Transcribe the listing in full, excluding any pictures.

[start]

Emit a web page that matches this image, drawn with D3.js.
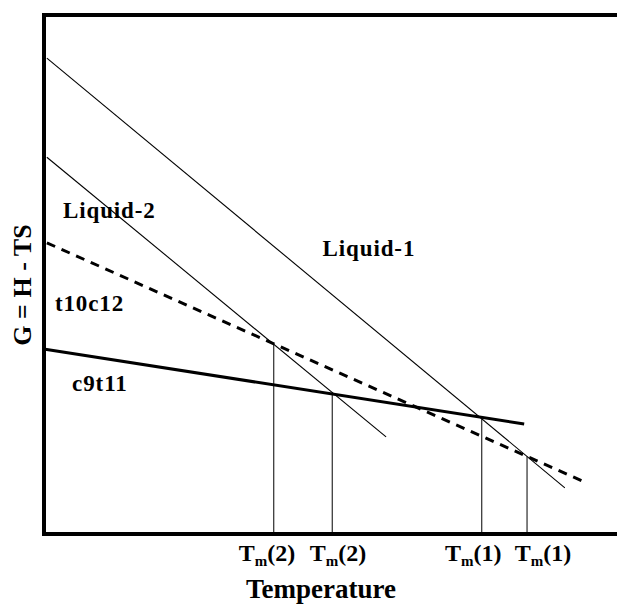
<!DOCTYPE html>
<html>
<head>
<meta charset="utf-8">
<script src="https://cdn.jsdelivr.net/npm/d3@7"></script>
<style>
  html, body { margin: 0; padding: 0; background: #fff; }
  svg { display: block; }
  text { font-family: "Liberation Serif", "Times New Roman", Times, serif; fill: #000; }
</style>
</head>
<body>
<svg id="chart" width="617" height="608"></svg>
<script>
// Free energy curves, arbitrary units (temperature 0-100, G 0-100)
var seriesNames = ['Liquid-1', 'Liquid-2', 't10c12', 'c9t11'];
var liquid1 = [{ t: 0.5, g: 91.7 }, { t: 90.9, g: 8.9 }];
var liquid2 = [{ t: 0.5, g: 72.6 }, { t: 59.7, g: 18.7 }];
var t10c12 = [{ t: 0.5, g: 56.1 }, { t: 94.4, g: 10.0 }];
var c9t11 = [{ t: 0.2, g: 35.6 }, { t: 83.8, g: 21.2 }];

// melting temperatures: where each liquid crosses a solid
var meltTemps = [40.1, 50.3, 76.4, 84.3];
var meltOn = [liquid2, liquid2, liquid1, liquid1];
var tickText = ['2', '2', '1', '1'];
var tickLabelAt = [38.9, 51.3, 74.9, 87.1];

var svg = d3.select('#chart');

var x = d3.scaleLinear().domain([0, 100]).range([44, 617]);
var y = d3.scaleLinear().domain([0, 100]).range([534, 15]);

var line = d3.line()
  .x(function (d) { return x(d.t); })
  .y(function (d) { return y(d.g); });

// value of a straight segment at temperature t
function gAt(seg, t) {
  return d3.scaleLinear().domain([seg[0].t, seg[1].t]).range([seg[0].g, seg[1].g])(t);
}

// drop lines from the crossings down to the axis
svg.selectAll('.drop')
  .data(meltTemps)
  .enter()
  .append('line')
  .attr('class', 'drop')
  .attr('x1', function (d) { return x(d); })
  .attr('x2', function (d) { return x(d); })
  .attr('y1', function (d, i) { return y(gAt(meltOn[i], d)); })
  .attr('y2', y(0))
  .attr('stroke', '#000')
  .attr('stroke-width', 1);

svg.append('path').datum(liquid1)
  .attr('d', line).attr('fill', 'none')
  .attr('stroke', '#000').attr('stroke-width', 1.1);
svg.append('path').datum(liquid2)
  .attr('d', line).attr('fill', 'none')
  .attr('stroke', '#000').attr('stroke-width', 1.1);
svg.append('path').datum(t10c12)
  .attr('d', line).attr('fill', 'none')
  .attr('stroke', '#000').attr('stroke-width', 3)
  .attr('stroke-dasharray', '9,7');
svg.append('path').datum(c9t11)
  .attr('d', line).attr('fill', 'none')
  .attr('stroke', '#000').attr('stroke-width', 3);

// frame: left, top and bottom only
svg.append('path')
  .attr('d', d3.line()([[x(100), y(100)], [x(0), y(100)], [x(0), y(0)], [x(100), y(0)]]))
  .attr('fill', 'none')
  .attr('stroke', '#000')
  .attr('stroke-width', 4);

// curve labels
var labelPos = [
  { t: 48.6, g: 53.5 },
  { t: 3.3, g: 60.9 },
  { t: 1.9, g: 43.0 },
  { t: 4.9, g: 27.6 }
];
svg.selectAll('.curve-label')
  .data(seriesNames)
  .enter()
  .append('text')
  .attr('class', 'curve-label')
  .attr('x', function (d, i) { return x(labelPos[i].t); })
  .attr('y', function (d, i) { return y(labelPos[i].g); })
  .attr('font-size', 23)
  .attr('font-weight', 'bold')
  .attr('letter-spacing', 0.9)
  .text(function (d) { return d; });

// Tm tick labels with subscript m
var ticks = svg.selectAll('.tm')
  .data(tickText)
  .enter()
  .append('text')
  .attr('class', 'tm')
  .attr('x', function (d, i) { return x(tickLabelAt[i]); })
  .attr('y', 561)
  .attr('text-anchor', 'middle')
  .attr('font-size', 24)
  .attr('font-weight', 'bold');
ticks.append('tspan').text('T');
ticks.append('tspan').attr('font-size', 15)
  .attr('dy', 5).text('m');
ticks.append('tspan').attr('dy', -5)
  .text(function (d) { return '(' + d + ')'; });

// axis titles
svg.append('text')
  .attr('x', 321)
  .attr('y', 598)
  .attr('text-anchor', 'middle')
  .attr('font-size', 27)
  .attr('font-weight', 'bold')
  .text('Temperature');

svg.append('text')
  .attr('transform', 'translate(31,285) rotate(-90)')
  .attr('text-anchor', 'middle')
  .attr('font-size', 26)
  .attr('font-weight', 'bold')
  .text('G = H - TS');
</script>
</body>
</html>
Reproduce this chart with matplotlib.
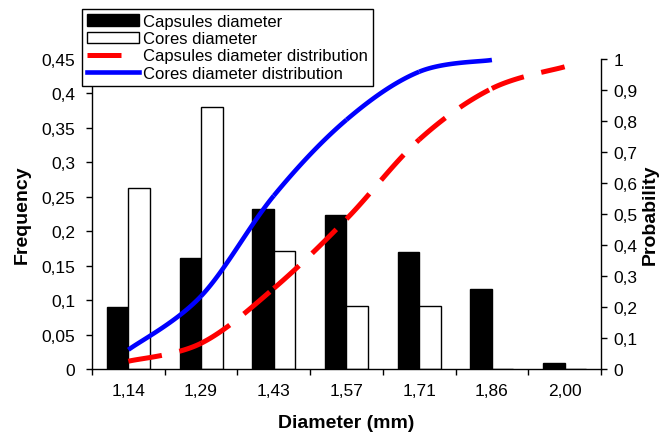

[end]

Reply to the exercise:
Emit a web page that matches this image, drawn with D3.js.
<!DOCTYPE html>
<html>
<head>
<meta charset="utf-8">
<script src="https://cdn.jsdelivr.net/npm/d3@7"></script>
<style>
  html, body { margin: 0; padding: 0; background: #fff; }
  svg { display: block; }
  text { font-family: "Liberation Serif", "Times New Roman", Times, serif; fill: #000; }
</style>
</head>
<body>
<svg id="chart" width="617" height="608"></svg>
<script>
// Free energy curves, arbitrary units (temperature 0-100, G 0-100)
var seriesNames = ['Liquid-1', 'Liquid-2', 't10c12', 'c9t11'];
var liquid1 = [{ t: 0.5, g: 91.7 }, { t: 90.9, g: 8.9 }];
var liquid2 = [{ t: 0.5, g: 72.6 }, { t: 59.7, g: 18.7 }];
var t10c12 = [{ t: 0.5, g: 56.1 }, { t: 94.4, g: 10.0 }];
var c9t11 = [{ t: 0.2, g: 35.6 }, { t: 83.8, g: 21.2 }];

// melting temperatures: where each liquid crosses a solid
var meltTemps = [40.1, 50.3, 76.4, 84.3];
var meltOn = [liquid2, liquid2, liquid1, liquid1];
var tickText = ['2', '2', '1', '1'];
var tickLabelAt = [38.9, 51.3, 74.9, 87.1];

var svg = d3.select('#chart');

var x = d3.scaleLinear().domain([0, 100]).range([44, 617]);
var y = d3.scaleLinear().domain([0, 100]).range([534, 15]);

var line = d3.line()
  .x(function (d) { return x(d.t); })
  .y(function (d) { return y(d.g); });

// value of a straight segment at temperature t
function gAt(seg, t) {
  return d3.scaleLinear().domain([seg[0].t, seg[1].t]).range([seg[0].g, seg[1].g])(t);
}

// drop lines from the crossings down to the axis
svg.selectAll('.drop')
  .data(meltTemps)
  .enter()
  .append('line')
  .attr('class', 'drop')
  .attr('x1', function (d) { return x(d); })
  .attr('x2', function (d) { return x(d); })
  .attr('y1', function (d, i) { return y(gAt(meltOn[i], d)); })
  .attr('y2', y(0))
  .attr('stroke', '#000')
  .attr('stroke-width', 1);

svg.append('path').datum(liquid1)
  .attr('d', line).attr('fill', 'none')
  .attr('stroke', '#000').attr('stroke-width', 1.1);
svg.append('path').datum(liquid2)
  .attr('d', line).attr('fill', 'none')
  .attr('stroke', '#000').attr('stroke-width', 1.1);
svg.append('path').datum(t10c12)
  .attr('d', line).attr('fill', 'none')
  .attr('stroke', '#000').attr('stroke-width', 3)
  .attr('stroke-dasharray', '9,7');
svg.append('path').datum(c9t11)
  .attr('d', line).attr('fill', 'none')
  .attr('stroke', '#000').attr('stroke-width', 3);

// frame: left, top and bottom only
svg.append('path')
  .attr('d', d3.line()([[x(100), y(100)], [x(0), y(100)], [x(0), y(0)], [x(100), y(0)]]))
  .attr('fill', 'none')
  .attr('stroke', '#000')
  .attr('stroke-width', 4);

// curve labels
var labelPos = [
  { t: 48.6, g: 53.5 },
  { t: 3.3, g: 60.9 },
  { t: 1.9, g: 43.0 },
  { t: 4.9, g: 27.6 }
];
svg.selectAll('.curve-label')
  .data(seriesNames)
  .enter()
  .append('text')
  .attr('class', 'curve-label')
  .attr('x', function (d, i) { return x(labelPos[i].t); })
  .attr('y', function (d, i) { return y(labelPos[i].g); })
  .attr('font-size', 23)
  .attr('font-weight', 'bold')
  .attr('letter-spacing', 0.9)
  .text(function (d) { return d; });

// Tm tick labels with subscript m
var ticks = svg.selectAll('.tm')
  .data(tickText)
  .enter()
  .append('text')
  .attr('class', 'tm')
  .attr('x', function (d, i) { return x(tickLabelAt[i]); })
  .attr('y', 561)
  .attr('text-anchor', 'middle')
  .attr('font-size', 24)
  .attr('font-weight', 'bold');
ticks.append('tspan').text('T');
ticks.append('tspan').attr('font-size', 15)
  .attr('dy', 5).text('m');
ticks.append('tspan').attr('dy', -5)
  .text(function (d) { return '(' + d + ')'; });

// axis titles
svg.append('text')
  .attr('x', 321)
  .attr('y', 598)
  .attr('text-anchor', 'middle')
  .attr('font-size', 27)
  .attr('font-weight', 'bold')
  .text('Temperature');

svg.append('text')
  .attr('transform', 'translate(31,285) rotate(-90)')
  .attr('text-anchor', 'middle')
  .attr('font-size', 26)
  .attr('font-weight', 'bold')
  .text('G = H - TS');
</script>
</body>
</html>
Reproduce this chart with matplotlib.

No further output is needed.